The Sky Is Clear and Blue Today
Ricky D’Ambrose, USA, 2019, 16m
World Premiere
Ricky D’Ambrose brings his trademark marriage of formalist rigor and sly narrative wit to this faux-documentary account of an American director developing an experimental film for German television about the events of September 11, 2001.

Fit Model
Myna Joseph, USA, 2019, 20m
World Premiere
In Myna Joseph’s deft depiction of a woman fiercely determined to get by on her own terms, Lu Simon (Lucy Owen) is a thirty-something struggling actor navigating day jobs and errands across the city, while juggling negotiations with an unhelpful hospital billing department.

Laying Out
Joanna Arnow, USA, 2019, 5m
World Premiere
This tersely lyrical meditation on sex and gender roles from Joanna Arnow features two fed-up mermaids lounging on a beach, drinks in hand, as they vent and commiserate over underacknowledged frustrations and unspoken desires.

TALKS DESCRIPTIONS

On Cinema: Martin Scorsese

Martin Scorsese at Film at Lincoln Center’s 50th Anniversary Gala. Photo by Mettie Ostrowski.

 

In these annual special events, New York Film Festival Director Kent Jones sits down with world-renowned filmmakers for in-depth talks about films from other directors that have influenced them, their discussion illustrated with film clips. In the first of two On Cinema events that the festival is pleased to present this year, Jones will talk with Martin Scorsese, whose epic crime drama The Irishman is this year’s highly anticipated opening event. Scorsese, known as much for his work as a film historian as for his unparalleled, decades-spanning cinematic career, will guide the audience through a selection of films that inspired this remarkable new work.

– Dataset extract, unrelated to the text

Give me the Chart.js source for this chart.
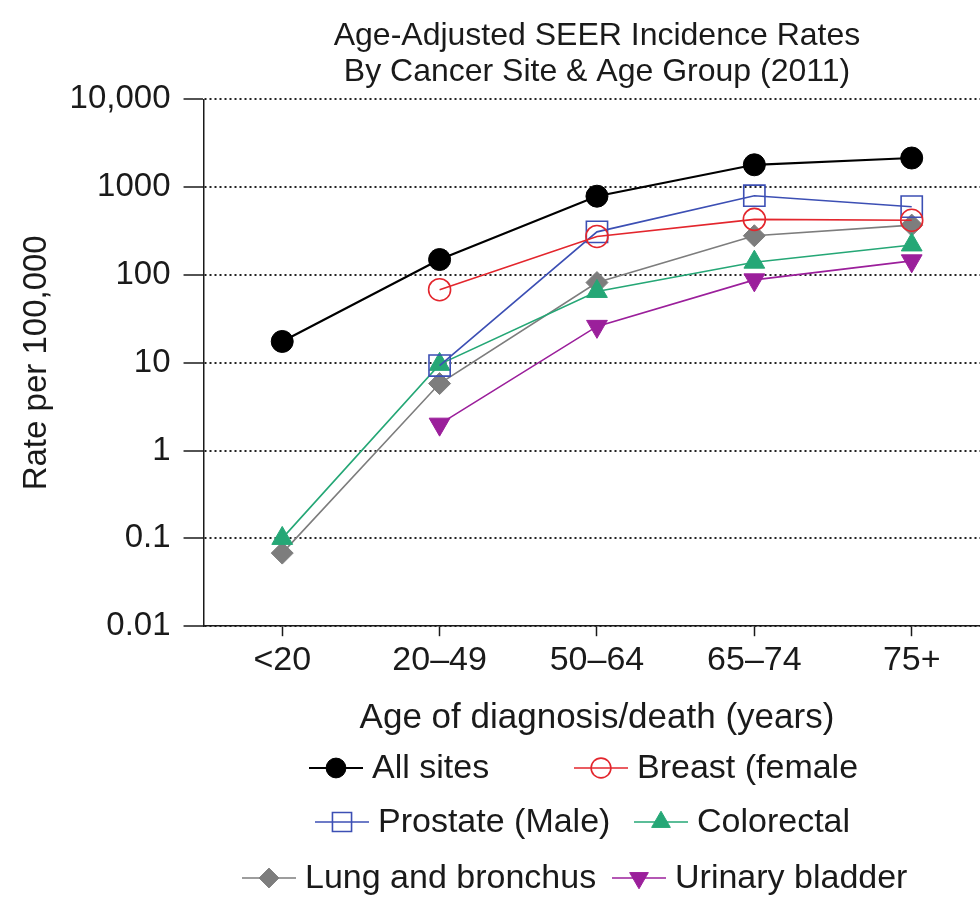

On Cinema: Pedro Almodóvar

Pedro Almodóvar at Film at Lincoln Center’s 50th Anniversary Gala. Photo by Mettie Ostrowski.

 

Among the world’s most beloved auteurs, Pedro Almodóvar has shown films at the New York Film Festival eleven times over the past four decades. This year’s selection is perhaps his most personal film yet: Pain and Glory, starring a Cannes Film Festival–awarded Antonio Banderas in the role of a director—essentially a surrogate Almodóvar figure—who has reached a creative block. As with all of his films, there is a deep wellspring of emotion in Pain and Glory, as well as a rich tapestry of allusions and references to a cinematic past, which this conversation will help elucidate.

Directors Dialogues
The Directors Dialogues are the New York Film Festival’s annual series of intimate conversations, in which a selection of filmmakers from this year’s festival sit down for special Q&As to discuss the ideas and the craft behind their buzzed about newest works. Participating directors include:

Bong Joon-ho

The South Korean filmmaker, whose unpredictable and diverse filmography has taken us from the gonzo monster movie The Host to the intense, bloody melodrama of Mother to the graphic novel action of Snowpiercer, has created perhaps his masterpiece with this year’s Palme d’Or–winner Parasite. Bong will discuss his spring-trap-loaded comedy-drama-thriller with a social conscience—so make sure you see it first to not spoil its many surprises.

Mati Diop

The French-Senegalese director made perhaps the year’s most talked-about debut feature with Atlantics, which earned her the Grand Prix at the Cannes Film Festival. Both ghost and love story, the film feels unlike any other, hypnotic and supernatural yet grounded in the realities of life as it’s experienced by those living in contemporary, working-class Dakar. Diop will be on hand to discuss how she negotiated these registers and how she constructed her singular film.